EXERCISE PROMPT
Leave out the pictures, and retype only the lines from the beginning of the material through the line that contains "(n1r) at (642,325)", including both.

------------------------------------------------------------

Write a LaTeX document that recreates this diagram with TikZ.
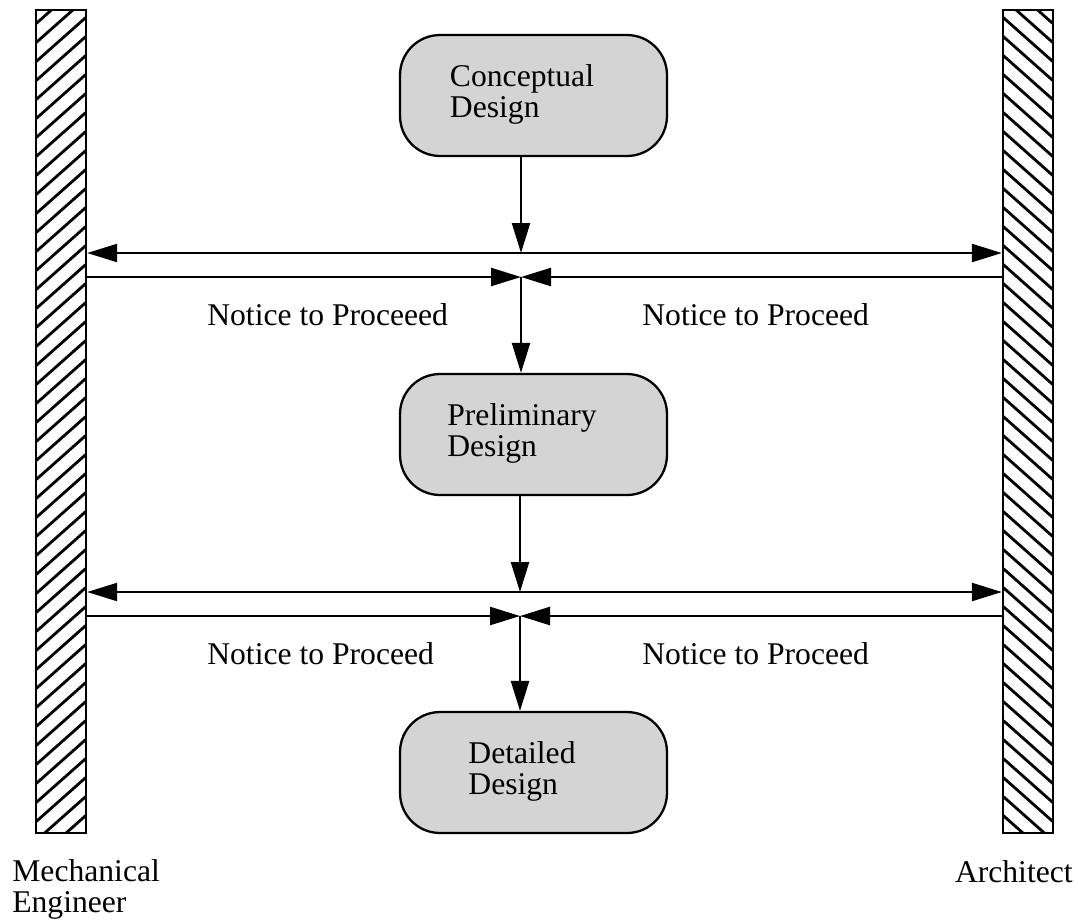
\documentclass[tikz,border=0pt]{standalone}
\usepackage{fontspec}
\setmainfont{Liberation Serif}
\usetikzlibrary{arrows.meta}
\newcommand\blocktext[1]{\begin{tabular}{@{}l@{}}#1\end{tabular}\hspace*{0.46cm}}
\begin{document}
\begin{tikzpicture}[x=0.02cm,y=-0.02cm,
  font=\fontsize{18}{17.8}\selectfont,
  lw/.style={line width=1.3pt},
  hatch/.style={line width=1.6pt},
  head/.tip={Triangle[length=0.6cm,width=0.36cm]},
  box/.style={draw, lw, fill=black!17, rounded corners=0.8cm,
    minimum width=5.34cm, minimum height=2.42cm, inner sep=0pt},
  bar/.style={draw, lw, minimum width=1cm, minimum height=16.46cm, inner sep=0pt},
  lbl/.style={anchor=base west, inner sep=0pt},
  flow/.style={lw, -head}]
\useasboundingbox (0,0) rectangle (1078,921);

% the two parties, drawn as hatched walls (hatch lines relative to the node centre)
\node[bar, path picture={
    \foreach \k in {0,...,46} \draw[hatch] (-31,-411.5+\k*19) -- ++(62,-55);}]
  (me) at (61,421.5) {};
\node[bar, path picture={
    \foreach \k in {0,...,46} \draw[hatch] (-31,-466.5+\k*19) -- ++(62,55);}]
  (ar) at (1028,421.5) {};

\node[anchor=north west, align=left, inner sep=0pt] (mel) at (12,859) {Mechanical\\Engineer};
\node[anchor=base east, inner sep=0pt] (arl) at (1073,882) {Architect};

% design phases
\node[box] (cd) at (533.5,95.5) {\blocktext{Conceptual\\Design}};
\node[box] (pd) at (533.5,434.5) {\blocktext{Preliminary\\Design}};
\node[box] (dd) at (533.5,772.5) {\blocktext{Detailed\\Design}};

% hand-over points
\coordinate (a1) at (521,253);
\coordinate (b1) at (521,277);
\coordinate (a2) at (520,592);
\coordinate (b2) at (520,616);

% first hand-over
\draw[flow] (cd.south -| a1) -- (a1);
\draw[lw, head-head] (me.east |- a1) -- (ar.west |- a1);
\draw[flow] (me.east |- b1) -- (b1);
\draw[flow] (ar.west |- b1) -- (b1);
\draw[flow] (b1) -- (pd.north -| b1);
\node[lbl] (n1l) at (207,325) {Notice to Proceeed};
\node[lbl] (n1r) at (642,325) {Notice to Proceed};

% second hand-over
\draw[flow] (pd.south -| a2) -- (a2);
\draw[lw, head-head] (me.east |- a2) -- (ar.west |- a2);
\draw[flow] (me.east |- b2) -- (b2);
\draw[flow] (ar.west |- b2) -- (b2);
\draw[flow] (b2) -- (dd.north -| b2);
\node[lbl] (n2l) at (207,664) {Notice to Proceed};
\node[lbl] (n2r) at (642,664) {Notice to Proceed};
\end{tikzpicture}
\end{document}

------------------------------------------------------------

EXERCISE SOLUTION
Write a LaTeX document that recreates this diagram with TikZ.
\documentclass[tikz,border=0pt]{standalone}
\usepackage{fontspec}
\setmainfont{Liberation Serif}
\usetikzlibrary{arrows.meta}
\newcommand\blocktext[1]{\begin{tabular}{@{}l@{}}#1\end{tabular}\hspace*{0.46cm}}
\begin{document}
\begin{tikzpicture}[x=0.02cm,y=-0.02cm,
  font=\fontsize{18}{17.8}\selectfont,
  lw/.style={line width=1.3pt},
  hatch/.style={line width=1.6pt},
  head/.tip={Triangle[length=0.6cm,width=0.36cm]},
  box/.style={draw, lw, fill=black!17, rounded corners=0.8cm,
    minimum width=5.34cm, minimum height=2.42cm, inner sep=0pt},
  bar/.style={draw, lw, minimum width=1cm, minimum height=16.46cm, inner sep=0pt},
  lbl/.style={anchor=base west, inner sep=0pt},
  flow/.style={lw, -head}]
\useasboundingbox (0,0) rectangle (1078,921);

% the two parties, drawn as hatched walls (hatch lines relative to the node centre)
\node[bar, path picture={
    \foreach \k in {0,...,46} \draw[hatch] (-31,-411.5+\k*19) -- ++(62,-55);}]
  (me) at (61,421.5) {};
\node[bar, path picture={
    \foreach \k in {0,...,46} \draw[hatch] (-31,-466.5+\k*19) -- ++(62,55);}]
  (ar) at (1028,421.5) {};

\node[anchor=north west, align=left, inner sep=0pt] (mel) at (12,859) {Mechanical\\Engineer};
\node[anchor=base east, inner sep=0pt] (arl) at (1073,882) {Architect};

% design phases
\node[box] (cd) at (533.5,95.5) {\blocktext{Conceptual\\Design}};
\node[box] (pd) at (533.5,434.5) {\blocktext{Preliminary\\Design}};
\node[box] (dd) at (533.5,772.5) {\blocktext{Detailed\\Design}};

% hand-over points
\coordinate (a1) at (521,253);
\coordinate (b1) at (521,277);
\coordinate (a2) at (520,592);
\coordinate (b2) at (520,616);

% first hand-over
\draw[flow] (cd.south -| a1) -- (a1);
\draw[lw, head-head] (me.east |- a1) -- (ar.west |- a1);
\draw[flow] (me.east |- b1) -- (b1);
\draw[flow] (ar.west |- b1) -- (b1);
\draw[flow] (b1) -- (pd.north -| b1);
\node[lbl] (n1l) at (207,325) {Notice to Proceeed};
\node[lbl] (n1r) at (642,325) {Notice to Proceed};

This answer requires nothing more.